Reporter-spin-assisted T1 relaxometry

TL;DR

This paper introduces a reporter-spin-assisted method for T1 relaxometry using a diamond NV center, significantly improving measurement speed and enabling new spin sensing applications without optical readout.

Contribution

It proposes and experimentally verifies a novel reporter spin approach that enhances T1 relaxometry performance and broadens the scope of spin sensor applications.

Findings

Achieved a 10^4 times increase in measurement speed.

Demonstrated the method with a single shallow NV center.

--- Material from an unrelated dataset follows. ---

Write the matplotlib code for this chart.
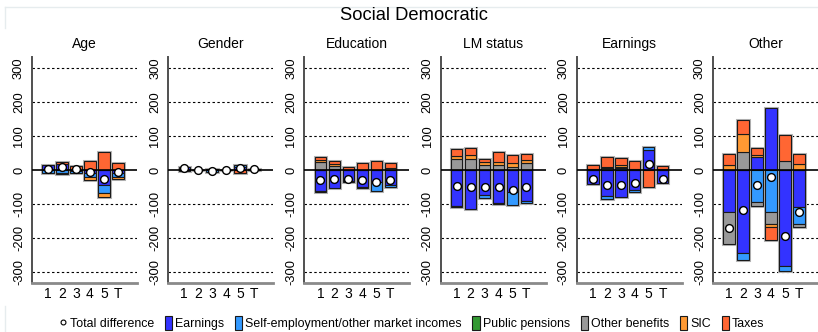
import matplotlib
matplotlib.use("Agg")
import matplotlib.pyplot as plt
from matplotlib.lines import Line2D
from matplotlib.patches import Patch
import numpy as np

PANELS = ["Age", "Gender", "Education", "LM status", "Earnings", "Other"]
GROUPS = ["1", "2", "3", "4", "5", "T"]
COMPONENTS = ["Earnings", "Self-employment/other market incomes", "Public pensions",
              "Other benefits", "SIC", "Taxes"]
COLORS = ["#3333ff", "#3399ff", "#339933", "#999999", "#ff9933", "#ff6633"]

# rows follow COMPONENTS, columns follow GROUPS
AGE = [
    [14, 18, -4, -10, -44, -8],
    [-10, -9, -6, -12, -24, -12],
    [0, 0, 0, 0, 0, 0],
    [0, 0, 0, 0, 0, 0],
    [0, -4, 0, -8, -11, -5],
    [0, 5, 12, 25, 52, 20],
]
GENDER = [
    [8, 1, 4, 1, 10, 4],
    [-2, -1, -7, -1, 6, -1],
    [0, 0, 0, 0, 0, 0],
    [0, 0, 0, 0, 0, 0],
    [0, 0, 0, 0, -1, 0],
    [0, 0, 0, 0, -9, 0],
]
EDUCATION = [
    [-63, -54, -32, -49, -34, -45],
    [-3, 4, -3, -3, -27, -6],
    [0, 0, 0, 0, 0, 0],
    [23, 8, 0, 0, 0, 5],
    [6, 7, 0, 0, 0, 0],
    [9, 8, 8, 22, 25, 17],
]
LM_STATUS = [
    [-105, -114, -73, -98, -65, -91],
    [-3, 0, -10, -3, -37, -7],
    [0, 0, 0, 0, 0, 0],
    [32, 31, 14, 16, 8, 20],
    [10, 12, 9, 8, 12, 10],
    [20, 21, 10, 28, 23, 18],
]
EARNINGS = [
    [-41, -76, -80, -60, 59, -39],
    [0, -8, 6, -4, 8, 0],
    [0, 0, 0, 0, 0, 0],
    [0, 5, 2, 4, 0, 0],
    [2, 5, 8, 0, 0, 4],
    [13, 29, 20, 22, -49, 8],
]
OTHER = [
    [-124, -244, 39, 183, -281, -110],
    [0, -20, -93, -123, -17, -49],
    [0, 0, 0, 0, 0, 0],
    [-93, 52, -14, -37, 27, -9],
    [14, 53, 5, -8, 0, 17],
    [32, 41, 20, -37, 76, 29],
]
PANEL_DATA = [AGE, GENDER, EDUCATION, LM_STATUS, EARNINGS, OTHER]

W, H = 818, 332
fig = plt.figure(figsize=(W / 100, H / 100), dpi=100)
plt.rcParams["font.family"] = ["Liberation Sans", "DejaVu Sans"]

# faint outer frame pieces
fig.add_artist(Line2D([5 / W, 1], [1 - 7 / H, 1 - 7 / H], color="#e6ecee", lw=1))
fig.add_artist(Line2D([5 / W, 5 / W], [1 - 7 / H, 1 - 28 / H], color="#e6ecee", lw=1))
fig.add_artist(Line2D([5 / W, 5 / W], [0, 1 - 306 / H], color="#e6ecee", lw=1))

fig.text(414 / W, 1 - 15 / H, "Social Democratic", ha="center", va="center", fontsize=13.2)

x = np.arange(len(GROUPS))
bar_w = 0.82
ax_w, ax_h = 105, 226
for i, (name, comp) in enumerate(zip(PANELS, PANEL_DATA)):
    left = 32 + 136.2 * i
    ax = fig.add_axes([left / W, 49 / H, ax_w / W, ax_h / H])
    comp = np.array(comp, dtype=float)

    for yv in (-300, -200, -100, 100, 200, 300):
        ax.axhline(yv, color="black", lw=0.8, ls=(0, (2.2, 2.2)), zorder=0)
    ax.axhline(0, color="black", lw=1.2, zorder=4)

    pos_tot = np.where(comp > 0, comp, 0).sum(axis=0)
    neg_tot = np.where(comp < 0, comp, 0).sum(axis=0)
    # light halo round each stack
    ax.bar(x, pos_tot, bar_w, color="none", edgecolor="#b5b5b5", lw=2.2, zorder=1)
    ax.bar(x, neg_tot, bar_w, color="none", edgecolor="#b5b5b5", lw=2.2, zorder=1)

    pos_bottom = np.zeros(len(GROUPS))
    neg_bottom = np.zeros(len(GROUPS))
    for k, row in enumerate(comp):
        up = np.where(row > 0, row, 0)
        dn = np.where(row < 0, row, 0)
        m = up != 0
        ax.bar(x[m], up[m], bar_w, bottom=pos_bottom[m], color=COLORS[k],
               edgecolor="#1a1a1a", lw=0.8, zorder=2)
        m = dn != 0
        ax.bar(x[m], dn[m], bar_w, bottom=neg_bottom[m], color=COLORS[k],
               edgecolor="#1a1a1a", lw=0.8, zorder=2)
        pos_bottom += up
        neg_bottom += dn

    totals = comp.sum(axis=0)
    ax.plot(x, totals, "o", mfc="white", mec="black", ms=5.6, mew=1.0, zorder=5)

    ax.set_xlim(-1.15, 6.37)
    ax.set_ylim(-332, 332)
    ax.set_xticks(x, GROUPS, fontsize=10)
    ax.set_yticks([-300, -200, -100, 0, 100, 200, 300])
    ax.set_yticklabels(["-300", "-200", "-100", "0", "100", "200", "300"],
                       rotation=90, va="center", fontsize=9.3)
    ax.tick_params(axis="both", length=0)
    ax.tick_params(axis="y", pad=5)
    ax.tick_params(axis="x", pad=3)
    ax.spines["top"].set_visible(False)
    ax.spines["right"].set_visible(False)
    ax.spines["left"].set_color("#505050")
    ax.spines["left"].set_linewidth(1.4)
    ax.spines["bottom"].set_color("#8a8a8a")
    ax.spines["bottom"].set_linewidth(2)
    ax.patch.set_visible(False)
    fig.text((left + ax_w / 2) / W, 1 - 44 / H, name, ha="center", va="center", fontsize=10)

handles = [Line2D([], [], ls="none", marker="o", mfc="white", mec="black", ms=3.5, mew=0.8)]
handles += [Patch(facecolor=c, edgecolor="#1a1a1a", lw=0.8) for c in COLORS]
fig.legend(handles, ["Total difference"] + COMPONENTS, loc="center",
           bbox_to_anchor=(412 / W, 1 - 323 / H), ncol=7, frameon=False, fontsize=8.9,
           handlelength=0.6, handleheight=1.3, handletextpad=0.25, columnspacing=0.85)

fig.savefig("out.png", dpi=100)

Enabled relaxation sensing without optical initialization/readout.

Abstract

A single spin quantum sensor can quantitatively detect and image fluctuating electromagnetic fields via their effect on the sensor spin's relaxation time, thus revealing important information about the target solid-state or molecular structures. However, the sensitivity and spatial resolution of spin relaxometry are often limited by the distance between the sensor and target. Here, we propose an alternative approach that leverages an auxiliary reporter spin in conjunction with a single spin sensor, a diamond nitrogen vacancy (NV) center. We show that this approach can realize a 10^4 measurement speed improvement for realistic working conditions and we experimentally verify the proposed method using a single shallow NV center. Our work opens up a broad path of inquiry into a range of possible spin systems that can serve as relaxation sensors without the need for optical initialization and readout capabilities.